Inoltre, AXA ha chiesto ai propri clienti interessati a seguire le nuove linee guida di presentare piani di phase out dal carbone entro il 2021.
La ONG Friends of the Earth ha assicurato che non si tratta di greenwashing ma che quello di AXA è un piano serio e completo. Tanto è vero che la decisione potrebbe esercitare pressione positiva sui governi riuniti alla COP 25 di Madrid.
Tensioni Parigi-Berlino sull’inclusione del nucleare nella tassonomia green della Commissione
Presentata nel 2018 dalla Commissione UE e attualmente in fase di negoziazione tra Parlamento e Consiglio, la tassonomia sulla finanza green identifica quali attività economiche potranno usufruire di un’etichetta green con l’obiettivo di indirizzare gli investimenti privati verso attività sostenibili.
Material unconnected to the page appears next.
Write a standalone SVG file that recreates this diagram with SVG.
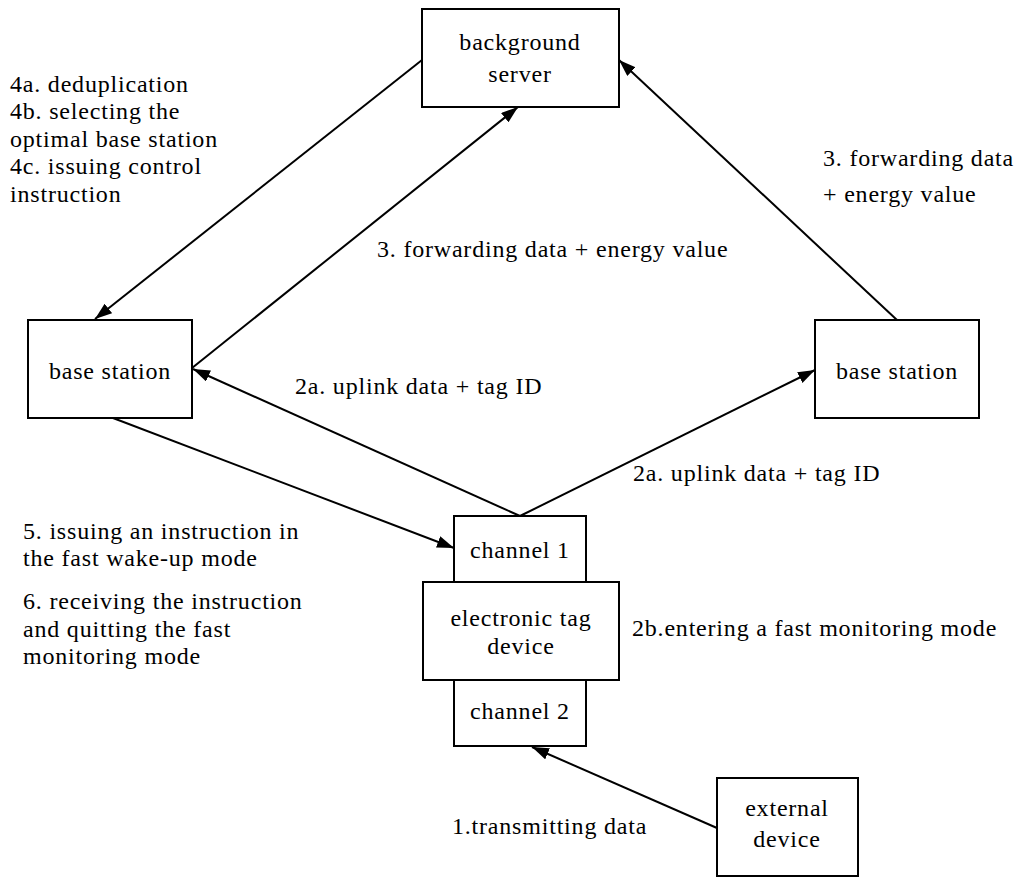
<svg xmlns="http://www.w3.org/2000/svg" width="1034" height="878" viewBox="0 0 1034 878">
<defs>
<style>
.box{fill:#fff;stroke:#000;stroke-width:2}
.t{font-family:'Liberation Serif','Times New Roman','DejaVu Serif',Times,serif;font-size:24px;letter-spacing:0.8px;fill:#000}
.c{text-anchor:middle}
.edge{stroke:#000;stroke-width:2;fill:none;marker-end:url(#ah)}
</style>
<marker id="ah" markerUnits="userSpaceOnUse" markerWidth="18" markerHeight="14" refX="17" refY="6" orient="auto">
<path d="M0,0 L17,6 L0,12 z" fill="#000"/>
</marker>
</defs>
<rect width="1034" height="878" fill="#fff"/>
<g id="connectors">
<line class="edge" x1="422" y1="60" x2="95" y2="319"/>
<line class="edge" x1="192" y1="368" x2="518" y2="107"/>
<line class="edge" x1="897" y1="320" x2="619" y2="60"/>
<line class="edge" x1="520" y1="516" x2="193" y2="369"/>
<line class="edge" x1="520" y1="516" x2="815" y2="370"/>
<line class="edge" x1="113" y1="418" x2="454" y2="548"/>
<line class="edge" x1="717" y1="828" x2="532" y2="747"/>
</g>
<g id="server">
<rect class="box" x="422" y="9" width="197" height="98"/>
<text class="t c" x="520" y="50">background</text>
<text class="t c" x="520" y="82">server</text>
</g>
<g id="bs-left">
<rect class="box" x="28" y="320" width="164" height="98"/>
<text class="t c" x="110" y="379">base station</text>
</g>
<g id="bs-right">
<rect class="box" x="815" y="320" width="164" height="98"/>
<text class="t c" x="897" y="379">base station</text>
</g>
<g id="channel1">
<rect class="box" x="454" y="516" width="132" height="66"/>
<text class="t c" x="520" y="558">channel 1</text>
</g>
<g id="tag">
<rect class="box" x="423" y="582" width="196" height="98"/>
<text class="t c" x="521" y="626">electronic tag</text>
<text class="t c" x="521" y="654">device</text>
</g>
<g id="channel2">
<rect class="box" x="454" y="680" width="132" height="66"/>
<text class="t c" x="520" y="719">channel 2</text>
</g>
<g id="external">
<rect class="box" x="717" y="778" width="141" height="98"/>
<text class="t c" x="787" y="816">external</text>
<text class="t c" x="787" y="847">device</text>
</g>
<g id="labels">
<text class="t" x="10" y="92">4a. deduplication</text>
<text class="t" x="10" y="119">4b. selecting the</text>
<text class="t" x="10" y="147">optimal base station</text>
<text class="t" x="10" y="174">4c. issuing control</text>
<text class="t" x="10" y="202">instruction</text>
<text class="t" x="377" y="257">3. forwarding data + energy value</text>
<text class="t" x="823" y="166">3. forwarding data</text>
<text class="t" x="823" y="202">+ energy value</text>
<text class="t" x="295" y="394">2a. uplink data + tag ID</text>
<text class="t" x="633" y="481">2a. uplink data + tag ID</text>
<text class="t" x="23" y="539">5. issuing an instruction in</text>
<text class="t" x="23" y="566">the fast wake-up mode</text>
<text class="t" x="23" y="609">6. receiving the instruction</text>
<text class="t" x="23" y="637">and quitting the fast</text>
<text class="t" x="23" y="664">monitoring mode</text>
<text class="t" x="632" y="636">2b.entering a fast monitoring mode</text>
<text class="t" x="452" y="834">1.transmitting data</text>
</g>
</svg>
Il diverbio in atto tra Francia e Germania riguarda l’introduzione del nucleare nella tassonomia. La Francia sostiene che senza l’energia nucleare non sarà in grado di gestire la transizione energetica, mentre la Germania crede che l’energia nucleare non sia sostenibile e neanche sicura ed economica. Secondo i parametri della tassonomia, l’energia nucleare soddisfa il criterio relativo alle emissioni di CO2 ma non quello concernente il trattamento dei rifiuti. Tuttavia la Francia, appoggiata soprattutto dai Paesi dell’Europa orientale, continuerà a sostenere l’inserimento del nucleare nella tassonomia rischiando di far saltare i negoziati. La Germania dal canto suo, non sarebbe contraria all’introduzione del gas. Il punto d’equilibrio dei negoziati potrebbe essere proprio questo: l’inclusione di entrambe le fonti nella tassonomia.